Last week we saw the gradual progression of a reversal process off what I'll just call the August oversold base,  we also saw all of the averages stop out on the Trend Channel, which usually means there's just a head fake move to come before a downside reversal.

Last night I showed you some of the very creative, somewhat silly ways they were trying to support the market as there's no actual strength left which is apparent just from the lack of follow through and fragmentation of the averages/transports, but this 1-share and odd lot new record was obviously an attempt to get the cycle done without expending much in the way of funds/energy. It seems the False rumors of a permanent cease-fire did the trick this morning and even held after they were refuted, until the open that is , in this case we didn't even have to wait for the European close.

How quickly we fall from ATNH's...
5 min Russell 2000 futures  3C chart from new highs on the week and SPX ATNH's to a nasty leading negative divegrence right in to those new highs.

Right now there's not much in the way of LEVER support,  for instance...
 This is the USD/JPY falling about 1 a.m. EDT after the nomination of the former Japanese Pension fund manager too Health which sent the Yen higher and USD/JPY lower, but look closer intraday...

 ES has been tracking USD/JPY lower intraday so no support at that carry trade.

 EUR/JPY also tracking with ES lower since the open (green), no support there. It seems Citadel didn't reprogram their algosto track AUD/JPY as it is the only carry trade support and ES is ignoring it.

 ES vs AUD/JPY 1 min

HYG,  as I have been saying since early August, leads the market, it was the upside lever, it was the first to lea the market in to the reversal process by about a week and as you saw yesterday, it fell and seems to now be leading the market to the downside, I don't see much chance here for HYG to pull anything serious together.


ES broke through VWAP, note it waited for the US cash open.

Almost all of the averages have a very nasty bearish reversal candle and while it's too early in the day to say this holds, it doesn't look good, this is the IWM, but it's in the SPY and QQQ as well.
A bearish Engulfing Candle which is an effective reversal because it opens at new highs, a kind of head fake move and then eats its way lower. The thing to watch for here is rising volume, if volume rises above yesterday's this is almost certainly a downside reversal pivot signal and the August cycle moves from stage 3 top/reversal process to stage 4 decline which as I have shown several nights including last night, BREADTH has stalled, it looks like the market has run completely out of gas which is why levers like the carry trades and HYG were so important to any head fake upside move which we technically have, it's just was not as convincing as they usually are.

As for the averages...
 These shorter term timeframes at this point are good for timing, as you see, the IWM never had a chance from the open, there was pure distribution on the open.

The 3 min chart looks a lot like this is the pivot as the longer strategic charts are already in trouble or as I discussed last night, already set for probabilities to the downside.

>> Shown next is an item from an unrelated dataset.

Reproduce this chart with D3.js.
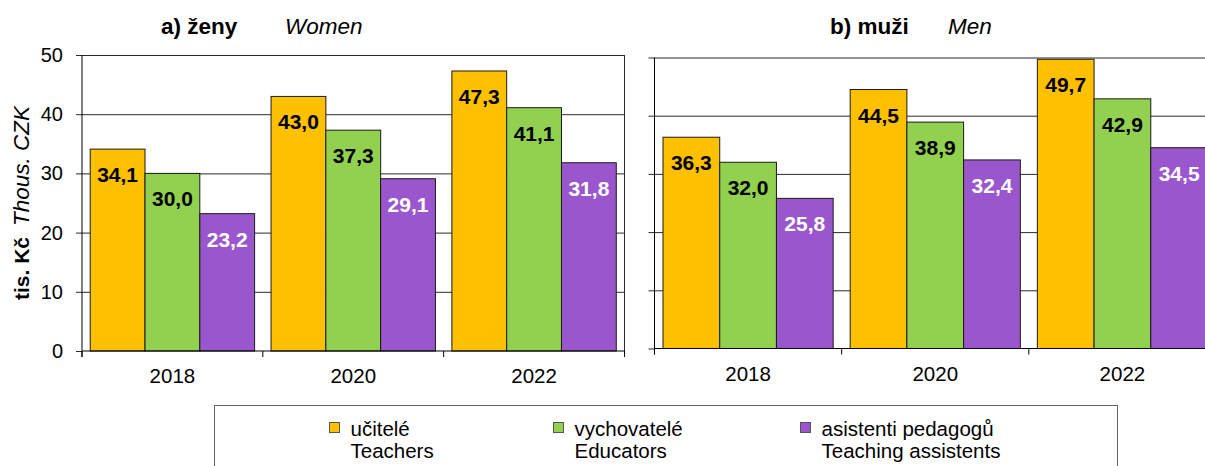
<!DOCTYPE html>
<html><head><meta charset="utf-8">
<script src="https://cdn.jsdelivr.net/npm/d3@7"></script>
<style>
body{margin:0;background:#fff}
svg{display:block;font-family:"Liberation Sans",Arial,sans-serif}
</style>
</head><body>
<svg id="c" width="1205" height="466"></svg>
<script>
// ---- data ----
const years = ["2018", "2020", "2022"];
const seriesKeys = ["teachers", "educators", "assistants"];
const seriesCz = ["učitelé", "vychovatelé", "asistenti pedagogů"];
const seriesEn = ["Teachers", "Educators", "Teaching assistents"];
const seriesColors = ["#FFC000", "#92D050", "#9A57CD"];
const labelColors = ["#000000", "#000000", "#FFFFFF"];
const womenTeachers = [34.1, 43.0, 47.3];
const womenEducators = [30.0, 37.3, 41.1];
const womenAssistants = [23.2, 29.1, 31.8];
const menTeachers = [36.3, 44.5, 49.7];
const menEducators = [32.0, 38.9, 42.9];
const menAssistants = [25.8, 32.4, 34.5];
const yTicks = [0, 10, 20, 30, 40, 50];
const titleWomen = ["a) ženy", "Women"];
const titleMen = ["b) muži", "Men"];
const yTitle = ["tis. Kč", "Thous. CZK"];

const fmt = v => d3.format(".1f")(v).replace(".", ",");
const svg = d3.select("#c");
svg.append("rect").attr("width", 1205).attr("height", 466).attr("fill", "#fff");

function panel(cfg) {
  const g = svg.append("g");
  const x = d3.scaleBand().domain(years).range([cfg.x0, cfg.x1]).padding(0);
  const xs = d3.scaleBand().domain(seriesKeys).range([0, x.bandwidth()]).paddingInner(0).paddingOuter(0.15);
  const y = d3.scaleLinear().domain([0, 50]).range([cfg.yB, cfg.yT]);
  const w = cfg.x1 - cfg.x0;

  // gridlines
  const grid = g.append("g").attr("transform", `translate(${cfg.x0},0)`)
    .call(d3.axisLeft(y).tickValues(yTicks.filter(t => t > 0)).tickSize(-w).tickFormat(""));
  grid.select(".domain").remove();
  grid.selectAll("line").attr("stroke", "#2b2b2b").attr("stroke-width", 1);

  // plot border right
  g.append("line").attr("x1", cfg.x1).attr("x2", cfg.x1).attr("y1", y(50)).attr("y2", cfg.yB + 6)
    .attr("stroke", "#2b2b2b");

  const rows = years.map((yr, i) => ({ yr, vals: cfg.series.map(s => s[i]) }));
  const grp = g.selectAll("g.grp").data(rows).join("g").attr("class", "grp")
    .attr("transform", d => `translate(${x(d.yr)},0)`);
  grp.selectAll("rect").data(d => d.vals.map((v, k) => ({ v, k })))
    .join("rect")
    .attr("x", d => xs(seriesKeys[d.k])).attr("width", xs.bandwidth())
    .attr("y", d => y(d.v)).attr("height", d => y(0) - y(d.v))
    .attr("fill", d => seriesColors[d.k]).attr("stroke", "#1a1a1a").attr("stroke-width", 1);
  grp.selectAll("text.val").data(d => d.vals.map((v, k) => ({ v, k })))
    .join("text").attr("class", "val")
    .attr("x", d => xs(seriesKeys[d.k]) + xs.bandwidth() / 2)
    .attr("y", d => y(d.v) + 33)
    .attr("text-anchor", "middle").attr("font-weight", "bold").attr("font-size", 21)
    .attr("fill", d => labelColors[d.k]).text(d => fmt(d.v));

  // y axis
  const ya = g.append("g").attr("transform", `translate(${cfg.x0},0)`)
    .call(d3.axisLeft(y).tickValues(yTicks).tickSize(6).tickPadding(13)
      .tickFormat(cfg.labels ? d3.format("d") : ""));
  ya.select(".domain").remove();
  ya.selectAll("line").attr("stroke", "#2b2b2b");
  ya.selectAll("text").attr("font-size", 20).attr("font-family", null).attr("fill", "#000");
  g.append("line").attr("x1", cfg.x0).attr("x2", cfg.x0).attr("y1", y(50)).attr("y2", cfg.yB + 6)
    .attr("stroke", "#000");

  // x axis
  g.append("line").attr("x1", cfg.x0).attr("x2", cfg.x1).attr("y1", cfg.yB).attr("y2", cfg.yB)
    .attr("stroke", "#000");
  const bounds = years.map(yr => x(yr)).concat([cfg.x1]);
  g.selectAll("line.xt").data(bounds).join("line").attr("class", "xt")
    .attr("x1", d => d).attr("x2", d => d).attr("y1", cfg.yB).attr("y2", cfg.yB + 6).attr("stroke", "#000");
  const xa = g.append("g").attr("transform", `translate(0,${cfg.yB})`)
    .call(d3.axisBottom(x).tickSize(0).tickPadding(0));
  xa.select(".domain").remove();
  xa.selectAll("text").attr("font-size", 20.5).attr("font-family", null).attr("fill", "#000")
    .attr("dy", null).attr("y", 32);

  // title
  g.append("text").attr("x", cfg.tx1).attr("y", 34).attr("font-size", 22.5).attr("font-weight", "bold").text(cfg.title[0]);
  g.append("text").attr("x", cfg.tx2).attr("y", 34).attr("font-size", 22.5).attr("font-style", "italic").text(cfg.title[1]);
}

panel({ x0: 82, x1: 624.5, yB: 351, yT: 55, series: [womenTeachers, womenEducators, womenAssistants],
  labels: true, title: titleWomen, tx1: 161, tx2: 285 });
panel({ x0: 654.5, x1: 1216, yB: 348.5, yT: 57.5, series: [menTeachers, menEducators, menAssistants],
  labels: false, title: titleMen, tx1: 830, tx2: 948 });

// y-axis title
const yt = svg.append("text").attr("transform", "translate(29,300) rotate(-90)").attr("font-size", 21);
yt.append("tspan").attr("font-weight", "bold").text(yTitle[0]);
yt.append("tspan").attr("dx", 11).attr("font-style", "italic").attr("font-size", 22.5).text(yTitle[1]);

// legend
const lg = svg.append("g");
lg.append("rect").attr("x", 214.5).attr("y", 405.5).attr("width", 903).attr("height", 80)
  .attr("fill", "#fff").attr("stroke", "#666").attr("stroke-width", 1);
const legX = [329.5, 553.5, 800.5];
seriesKeys.forEach((k, i) => {
  lg.append("rect").attr("x", legX[i]).attr("y", 422.5).attr("width", 10).attr("height", 10)
    .attr("fill", seriesColors[i]).attr("stroke", "#555");
  const tx = lg.append("text").attr("font-size", 20.5).attr("fill", "#000");
  tx.append("tspan").attr("x", legX[i] + 21).attr("y", 436).text(seriesCz[i]);
  tx.append("tspan").attr("x", legX[i] + 21).attr("y", 458).text(seriesEn[i]);
});
</script>
</body></html>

The QQQ 1 min also never had a chance on the open with distribution, but there's a small relative positive that "could" form here, that doesn't mean much in the bigger picture unless it does and adds to it, otherwise it would just be some intraday consolidation/correction.

And the longer QQQ timing looks near perfect as it moved from short term confirmation to a very clear leading negative divegrence at the highs.

The SPY with some short term 1 min accumulation at yesterday's lows where other means were used as well as detailed last night, this could also put in an intraday consolidation.

TICK looks bad with some very deep >-1250 hits.

In the trend of the reversal process(lateral trade), this has been one of the worst intraday breadth/TICK days ...
SPY Custom TICK Indicator.

I'll probably spend about 1/3rd of my day with an eye on the market, we do have the ECB tomorrow, and the rest on the watchlist candidates.